SERBALAWAN, Indonesia -- For mile after mile in northern Sumatra, a highway snakes along seemingly endless rows of neatly tended rubber trees, each with a little spout dripping gooey white latex into a plastic cup.
The Dutch, British and American rubber barons who tamed the Sumatran jungle -- and grew fabulously wealthy in the process -- have given way to a new breed of plantation bosses who rely on modern, high-yield clones and chemical fertilizers to compete in an increasingly competitive international market.
Cultivation of the trees and the processing of raw rubber into a wide range of products, from radial tires to disposable diapers, have changed dramatically since the trees were first transplanted from Brazil to Sumatra in 1876.

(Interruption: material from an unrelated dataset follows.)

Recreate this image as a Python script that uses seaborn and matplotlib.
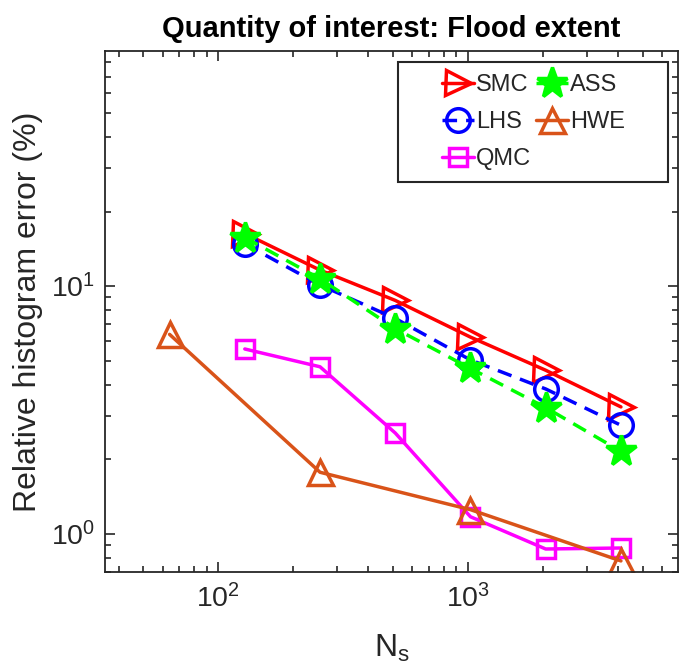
import numpy as np
import pandas as pd
import matplotlib
matplotlib.use("Agg")
import matplotlib.pyplot as plt
from matplotlib.ticker import FuncFormatter, NullFormatter, LogLocator
from matplotlib.patches import Rectangle
import seaborn as sns

# ---- data ----
ns_main = [128, 256, 512, 1024, 2048, 4096]
ns_hwe = [64, 256, 1024, 4096]
smc = [16.3, 11.6, 8.75, 6.22, 4.57, 3.25]
lhs = [14.8, 10.1, 7.4, 5.03, 3.84, 2.74]
qmc = [5.57, 4.72, 2.55, 1.17, 0.867, 0.875]
ass = [15.7, 10.7, 6.73, 4.65, 3.23, 2.15]
hwe = [6.38, 1.77, 1.25, 0.776]
labels = ["SMC", "LHS", "QMC", "ASS", "HWE"]
title = "Quantity of interest: Flood extent"
ylabel = "Relative histogram error (%)"

sns.set_style("ticks")
plt.rcParams["font.family"] = ["Liberation Sans", "DejaVu Sans"]
plt.rcParams["mathtext.default"] = "regular"

fig = plt.figure(figsize=(6.8, 6.68), dpi=100)
ax = fig.add_axes([105 / 680, 1 - 572 / 668, 573 / 680, 521 / 668])

dash = (0, (4.2, 2.6))
series = [
    (ns_main, smc, labels[0], "#ff0000", ">", "-", 18, "none"),
    (ns_main, lhs, labels[1], "#0000ff", "o", dash, 17, "none"),
    (ns_main, qmc, labels[2], "#ff00ff", "s", "-", 13.5, "none"),
    (ns_main, ass, labels[3], "#00ff00", "*", dash, 23, "#00ff00"),
    (ns_hwe, hwe, labels[4], "#d95319", "^", "-", 18, "none"),
]
for xs, ys, lab, col, mk, ls, ms, fc in series:
    sns.lineplot(x=xs, y=ys, ax=ax, color=col, marker=mk, linestyle=ls,
                 markersize=ms, markerfacecolor=fc, markeredgecolor=col,
                 markeredgewidth=2.5, linewidth=2.5, label=lab, errorbar=None)

ax.set_xscale("log")
ax.set_yscale("log")
ax.set_xlim(35.3, 6930)
ax.set_ylim(0.70, 89)

fmt = FuncFormatter(lambda v, p: r"$\mathregular{10^{%d}}$" % round(np.log10(v)))
ax.xaxis.set_major_locator(LogLocator(base=10))
ax.yaxis.set_major_locator(LogLocator(base=10))
ax.xaxis.set_major_formatter(fmt)
ax.yaxis.set_major_formatter(fmt)
ax.xaxis.set_minor_locator(LogLocator(base=10, subs=np.arange(2, 10)))
ax.yaxis.set_minor_locator(LogLocator(base=10, subs=np.arange(2, 10)))
ax.xaxis.set_minor_formatter(NullFormatter())
ax.yaxis.set_minor_formatter(NullFormatter())

gray = "#262626"
for s in ax.spines.values():
    s.set_visible(True)
    s.set_color(gray)
    s.set_linewidth(1.3)
ax.tick_params(which="both", direction="in", top=True, right=True,
               color=gray, labelcolor=gray, width=1.2)
ax.tick_params(which="major", length=7.5, labelsize=20.5)
ax.tick_params(axis="x", which="major", pad=9)
ax.tick_params(axis="y", which="major", pad=7)
ax.tick_params(which="minor", length=4.5)

ax.set_xlabel(r"N$_\mathregular{s}$", fontsize=23, color=gray, labelpad=14)
ax.set_ylabel(ylabel, fontsize=23, color=gray, labelpad=6)
ax.set_title(title, fontsize=21, fontweight="bold", color="black", pad=10)

# legend box
ax.add_patch(Rectangle((0.511, 0.749), 0.472, 0.230, transform=ax.transAxes,
                       facecolor="white", edgecolor=gray, linewidth=1.5, zorder=4))
handles, labs = ax.get_legend_handles_labels()
leg = ax.legend(handles, labs, ncol=2, loc="upper left",
                bbox_to_anchor=(0.588, 0.956), frameon=False, fontsize=17,
                borderpad=0, borderaxespad=0, handlelength=1.35,
                handletextpad=0.1, columnspacing=0.2, labelspacing=0.64)
leg.set_zorder(5)

fig.savefig("out.png", dpi=100)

But the labor-intensive method of carving grooves into the bark to extract liquid rubber has hardly changed at all.
'We haven't figured out how to mechanize tree tapping yet,' said Colorado-born Ray Fassnacht. 'Essentially the job is done the same way now as it was 30 or 40 years ago.'
Fassnacht, 59, vice president and managing director of the Goodyear rubber plantations in Sumatra, oversees the work of more than 7,000 Indonesian workers on the company's 44,460-acre plantation.
His sprawling, colonial-style house, surrounded by acres of manicured parkland and a private golf course, is reminiscent of the lifestyle enjoyed by the wealthy foreign entrepreneurs who held sway in Indonesia before independence in 1946.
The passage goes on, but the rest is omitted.